AGNÓSTICO Y BUEN PINTOR La pieza muestra una "naturaleza y realidad trascendida", por eso "no choca que esa obra esté en ese altar", argumenta el escultor. El retablo de Muñoz no fue muy polémico, ni aún por el hecho de que el pintor se declara agnóstico. Esta faceta suya no significa que menospreciara pintar en una iglesia.

"Su gran dificultad era ser respetuoso y crear algo en un entorno que permitiera la meditación y el rezo y ser coherente con su pintura", explica su hijo. "Con independencia de que él se declarara como agnóstico, primero había que ser un buen pintor", aclara Alonso.
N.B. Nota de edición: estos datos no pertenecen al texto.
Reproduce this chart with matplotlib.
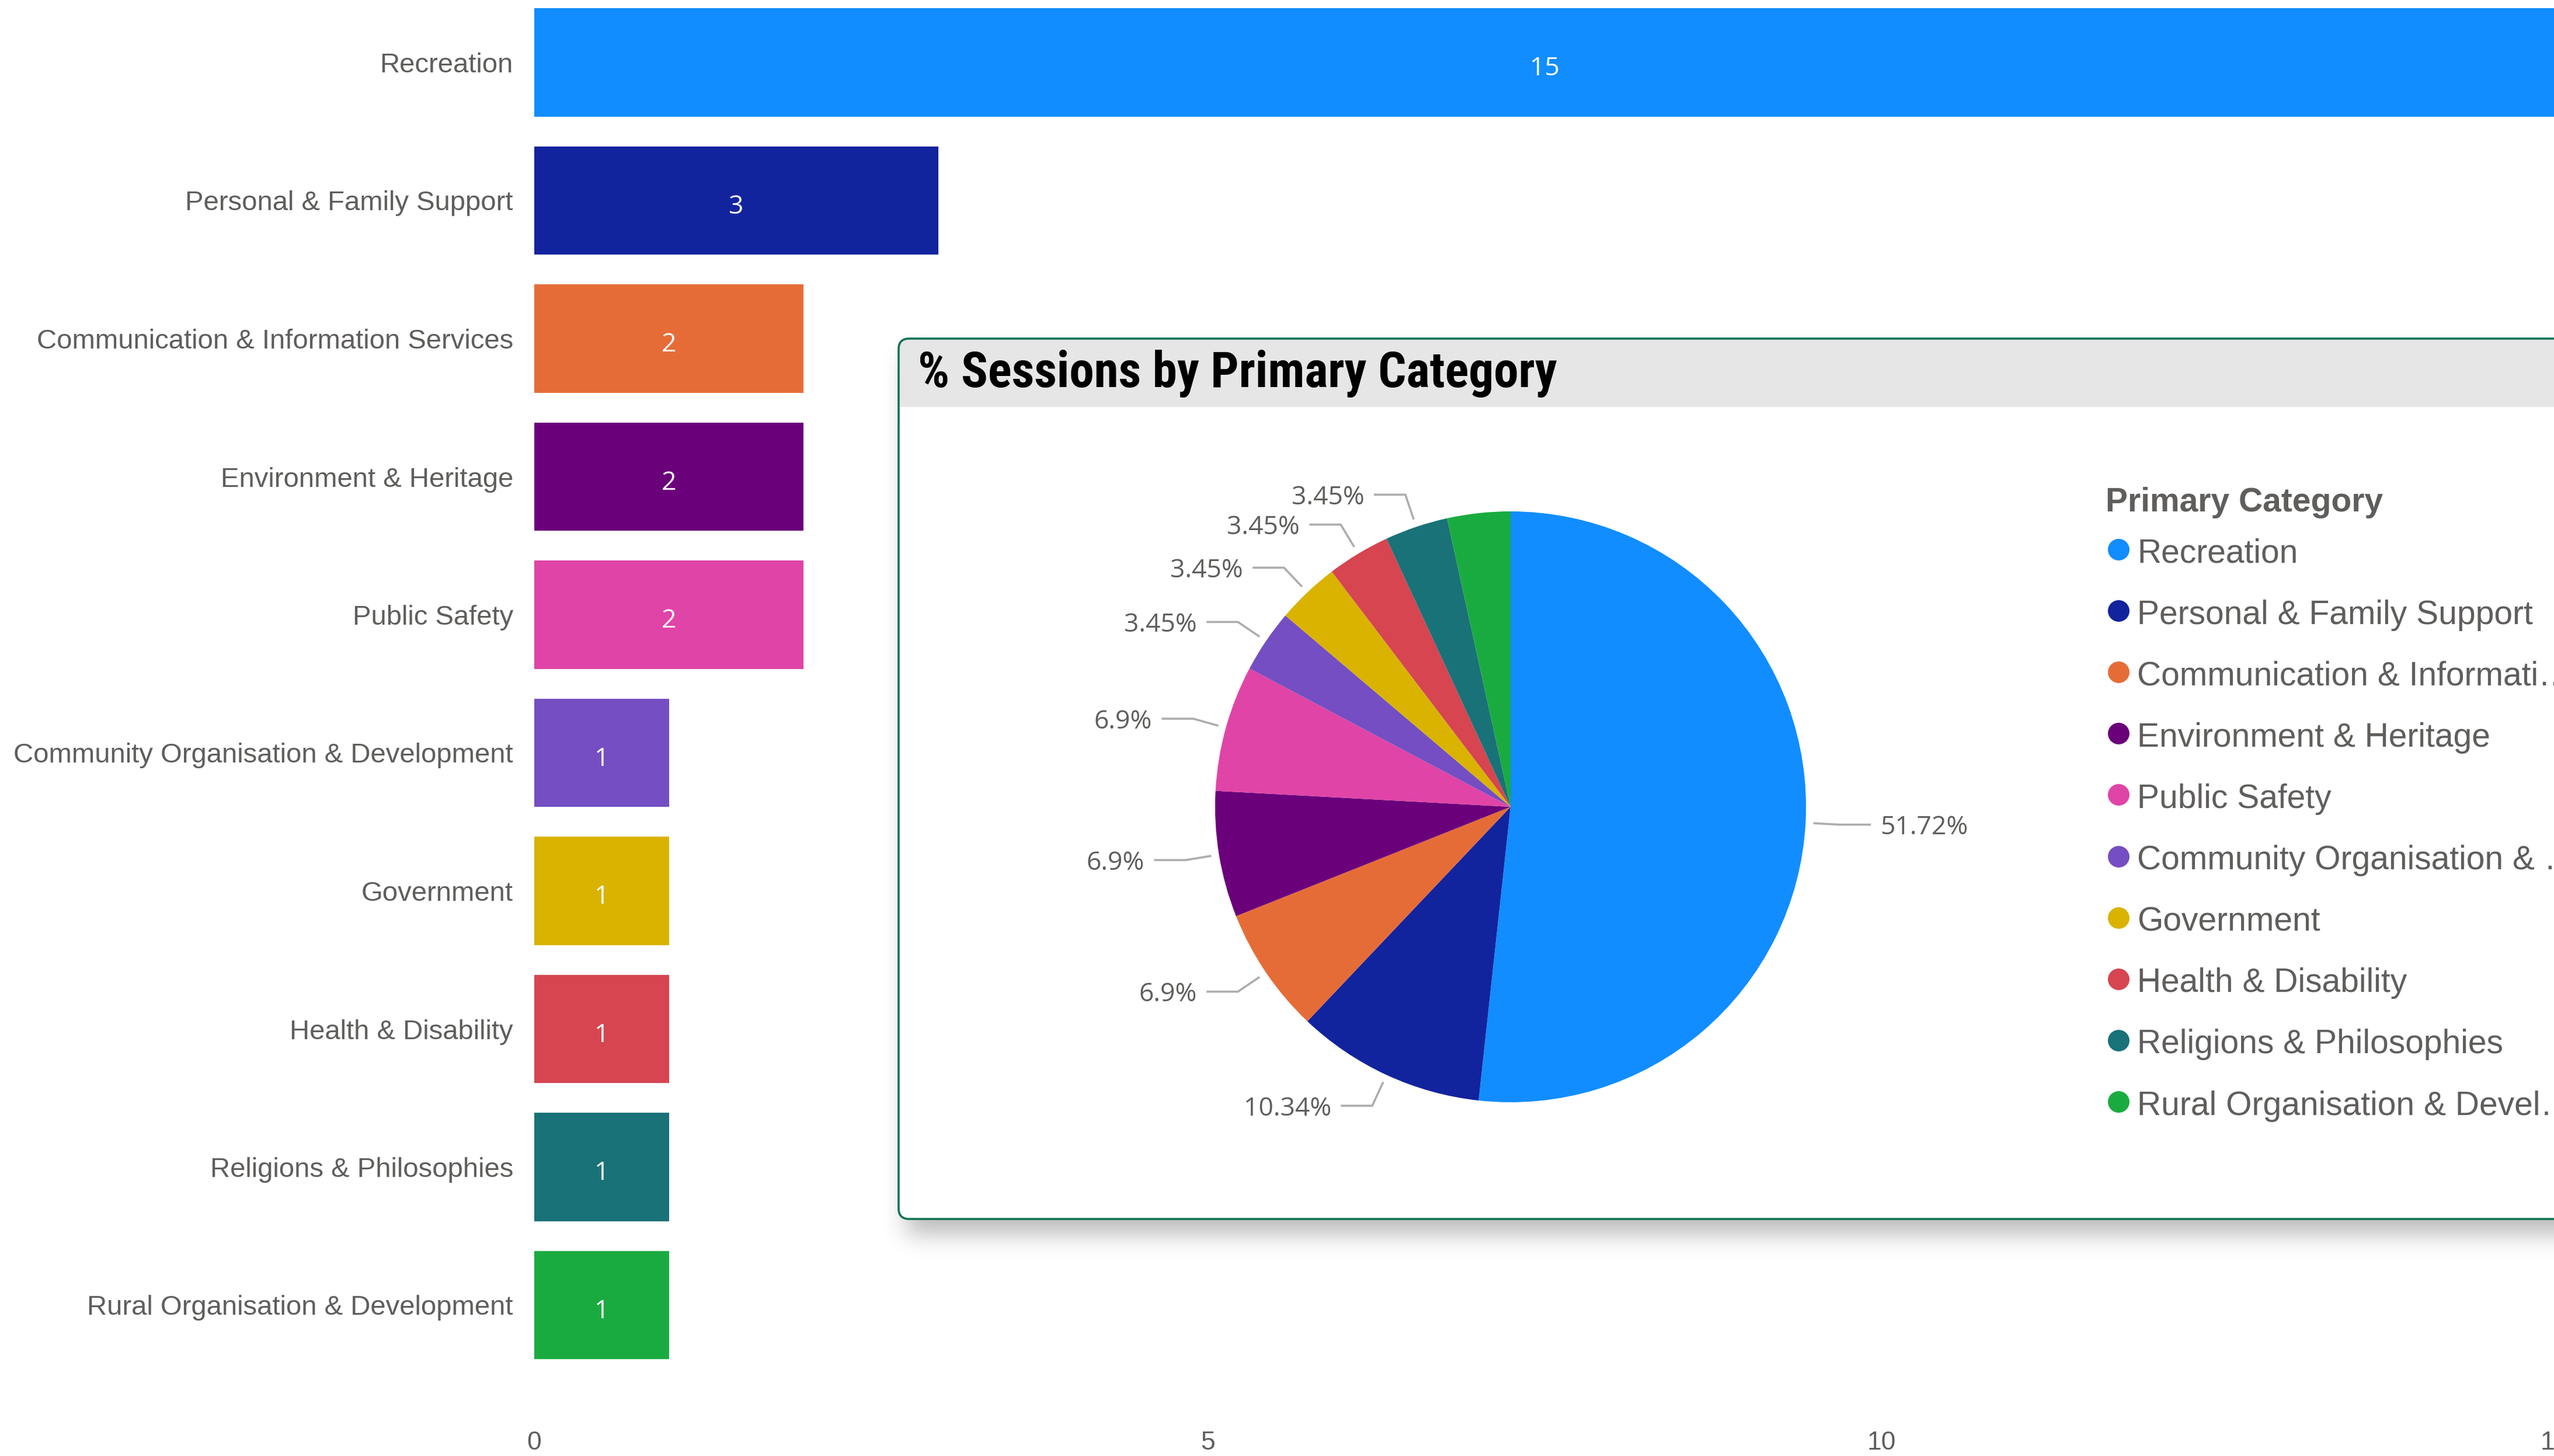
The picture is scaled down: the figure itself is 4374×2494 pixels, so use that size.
import math
import numpy as np
import matplotlib
matplotlib.use('Agg')
import matplotlib.pyplot as plt
from matplotlib.patches import FancyBboxPatch, Rectangle
from matplotlib import font_manager
from matplotlib.transforms import offset_copy

# ---------------- data ----------------
categories = ['Recreation', 'Personal & Family Support', 'Communication & Information Services',
              'Environment & Heritage', 'Public Safety', 'Community Organisation & Development',
              'Government', 'Health & Disability', 'Religions & Philosophies',
              'Rural Organisation & Development']
sessions = [15, 3, 2, 2, 2, 1, 1, 1, 1, 1]
colors = ['#118DFF', '#12239E', '#E66C37', '#6B007B', '#E044A7', '#744EC2',
          '#D9B300', '#D64550', '#197278', '#1AAB40']
legend_labels = ['Recreation', 'Personal & Family Support', 'Communication & Informati\u2026',
                 'Environment & Heritage', 'Public Safety', 'Community Organisation & \u2026',
                 'Government', 'Health & Disability', 'Religions & Philosophies',
                 'Rural Organisation & Devel\u2026']
x_ticks = [0, 5, 10, 15]
pie_title = '% Sessions by Primary Category'
legend_title = 'Primary Category'
pie_label_shown = [True, True, True, True, True, True, True, True, True, False]

# ---------------- figure ----------------
W, H = 4374, 2494
DPI = 100
fig = plt.figure(figsize=(W / DPI, H / DPI), dpi=DPI)
fig.patch.set_facecolor('white')
GRAY = '#605E5C'
LINE = '#ADADAD'


def Y(t):
    return H - t


# ---------------- bar chart ----------------
ax = fig.add_axes([915 / W, 1 - 2353.75 / H, 3460.5 / W, 2365 / H], zorder=0)
ypos = np.arange(len(categories))
ax.barh(ypos, sessions, height=0.786, color=colors, linewidth=0)
ax.set_ylim(len(categories) - 0.5, -0.5)
ax.set_xlim(0, 15)
ax.set_xticks(x_ticks)
ax.set_yticks(ypos, categories)
for s in ax.spines.values():
    s.set_visible(False)
ax.tick_params(axis='y', length=0, pad=26, labelsize=34, labelcolor=GRAY)
ax.tick_params(axis='x', length=0, pad=70, labelsize=32, labelcolor=GRAY)
for lbl in ax.get_yticklabels() + ax.get_xticklabels():
    lbl.set_fontfamily('Liberation Sans')
val_tr = offset_copy(ax.transData, fig=fig, x=0, y=-4, units='points')
for yi, v in zip(ypos, sessions):
    ax.text(v / 2, yi, str(v), color='white', ha='center', va='center_baseline',
            fontsize=32, family='Open Sans', transform=val_tr)

# ---------------- overlay (pixel coordinates) ----------------
ov = fig.add_axes([0, 0, 1, 1], zorder=5)
ov.set_xlim(0, W)
ov.set_ylim(0, H)
ov.axis('off')

px0, px1 = 1539, 4650
ptop, pbot = 580, 2088

# shadow
step = 4
sx = np.arange(0, W, step) + step / 2
sy = np.arange(0, H, step) + step / 2
erf = np.vectorize(math.erf)
sig = 20.0


def band(c, a, b, s):
    return 0.5 * (erf((c - a) / (s * math.sqrt(2))) - erf((c - b) / (s * math.sqrt(2))))


fx = band(sx, px0 + 14, px1, sig)
fy = band(sy, ptop + 30, pbot + 28, sig)
alpha = 0.27 * np.outer(fy, fx)
img = np.zeros((len(sy), len(sx), 4), dtype=np.float32)
img[..., 3] = alpha
ov.imshow(img, extent=(0, W, 0, H), origin='upper', zorder=1,
          interpolation='bilinear', aspect='auto')

rad = 18
ov.add_patch(FancyBboxPatch((px0, Y(pbot)), px1 - px0, pbot - ptop,
                            boxstyle=f'round,pad=0,rounding_size={rad}',
                            fc='white', ec='none', zorder=2))
ov.add_patch(FancyBboxPatch((px0, Y(730)), px1 - px0, 730 - ptop,
                            boxstyle=f'round,pad=0,rounding_size={rad}',
                            fc='#E6E6E6', ec='none', zorder=3))
ov.add_patch(Rectangle((px0 + 2, Y(760)), px1 - px0, 760 - 697,
                       fc='white', ec='none', zorder=3.5))
ov.add_patch(FancyBboxPatch((px0, Y(pbot)), px1 - px0, pbot - ptop,
                            boxstyle=f'round,pad=0,rounding_size={rad}',
                            fc='none', ec='#127357', lw=2.6, zorder=4))

# title with a condensed font if available
title_family = 'DejaVu Sans'
for fam in ['Liberation Sans Narrow', 'DejaVu Sans Condensed', 'Roboto Condensed', 'Roboto']:
    try:
        font_manager.findfont(font_manager.FontProperties(family=fam, weight='bold'),
                              fallback_to_default=False)
        title_family = fam
        break
    except Exception:
        pass
t = ov.text(1572, Y(663), pie_title, fontsize=56, weight='bold', family=title_family,
            color='black', ha='left', va='baseline', zorder=6)
renderer = fig.canvas.get_renderer()
w = t.get_window_extent(renderer).width
t.set_fontsize(56 * 1095 / w)

# pie
cx, cy, R = 2587, Y(1382), 506
ov.pie(sessions, colors=colors, startangle=90, counterclock=False, center=(cx, cy),
       radius=R, frame=True, wedgeprops=dict(linewidth=0, zorder=5))

total = sum(sessions)
theta = 90.0
for v, show in zip(sessions, pie_label_shown):
    frac = v / total
    mid = theta - frac * 180
    theta -= frac * 360
    if not show:
        continue
    a = math.radians(mid)
    ux, uy = math.cos(a), math.sin(a)
    p0 = (cx + 1.03 * R * ux, cy + 1.03 * R * uy)
    p1 = (cx + 1.115 * R * ux, cy + 1.115 * R * uy)
    side = 1 if ux > 0 else -1
    p2 = (p1[0] + side * 52, p1[1])
    ov.plot([p0[0], p1[0], p2[0]], [p0[1], p1[1], p2[1]], color=LINE, lw=2.6,
            solid_joinstyle='miter', zorder=6)
    ov.text(p2[0] + side * 18, p2[1], f'{round(frac * 100, 2):g}%',
            ha='left' if side > 0 else 'right', va='center_baseline',
            fontsize=32, family='Open Sans', color=GRAY, zorder=6)

# legend
ov.text(3606, Y(876), legend_title, weight='bold', fontsize=41, color=GRAY,
        family='Liberation Sans', ha='left', va='baseline', zorder=6)
for i, (lab, c) in enumerate(zip(legend_labels, colors)):
    yc = 941 + 105.1 * i
    ov.plot([3628], [Y(yc)], 'o', ms=26.6, color=c, mec='none', zorder=6)
    ov.text(3660, Y(yc + 22.6), lab, fontsize=41, color=GRAY, family='Liberation Sans',
            ha='left', va='baseline', zorder=6)

ov.set_xlim(0, W)
ov.set_ylim(0, H)
ov.set_aspect('auto')
ov.axis('off')

fig.savefig('out.png', dpi=DPI, facecolor='white')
El artista madrileño, además, "era muy espiritual, se hacía muchas preguntas y tenía una gran actitud existencial", le describe Rodrigo.

"Las grandes obras son aquellas que uno puede reconocer de qué tiempo son pero se hacen inmediatamente intemporales", indica Miguel Ángel Alonso. El retablo penetra en la retina del espectador nada más entrar en la basílica, "es su alma", dice el arquitecto. Las cristaleras de Álvarez de Eulate lo iluminan con su suave matiz y la luz del edificio proyectado por Sáenz de Oiza y Laorga juegan con las hendiduras y la gama cromática de la obra.

Alonso recomienda a los visitantes que se aproximen a distintas horas: "Por la mañana es una luz más fría, azul y líquida; por la tarde es más dorada, sólida y aparecen colores que no estaban". No hay excusa, pues, para no dejar de contemplar el retablo en cualquier momento.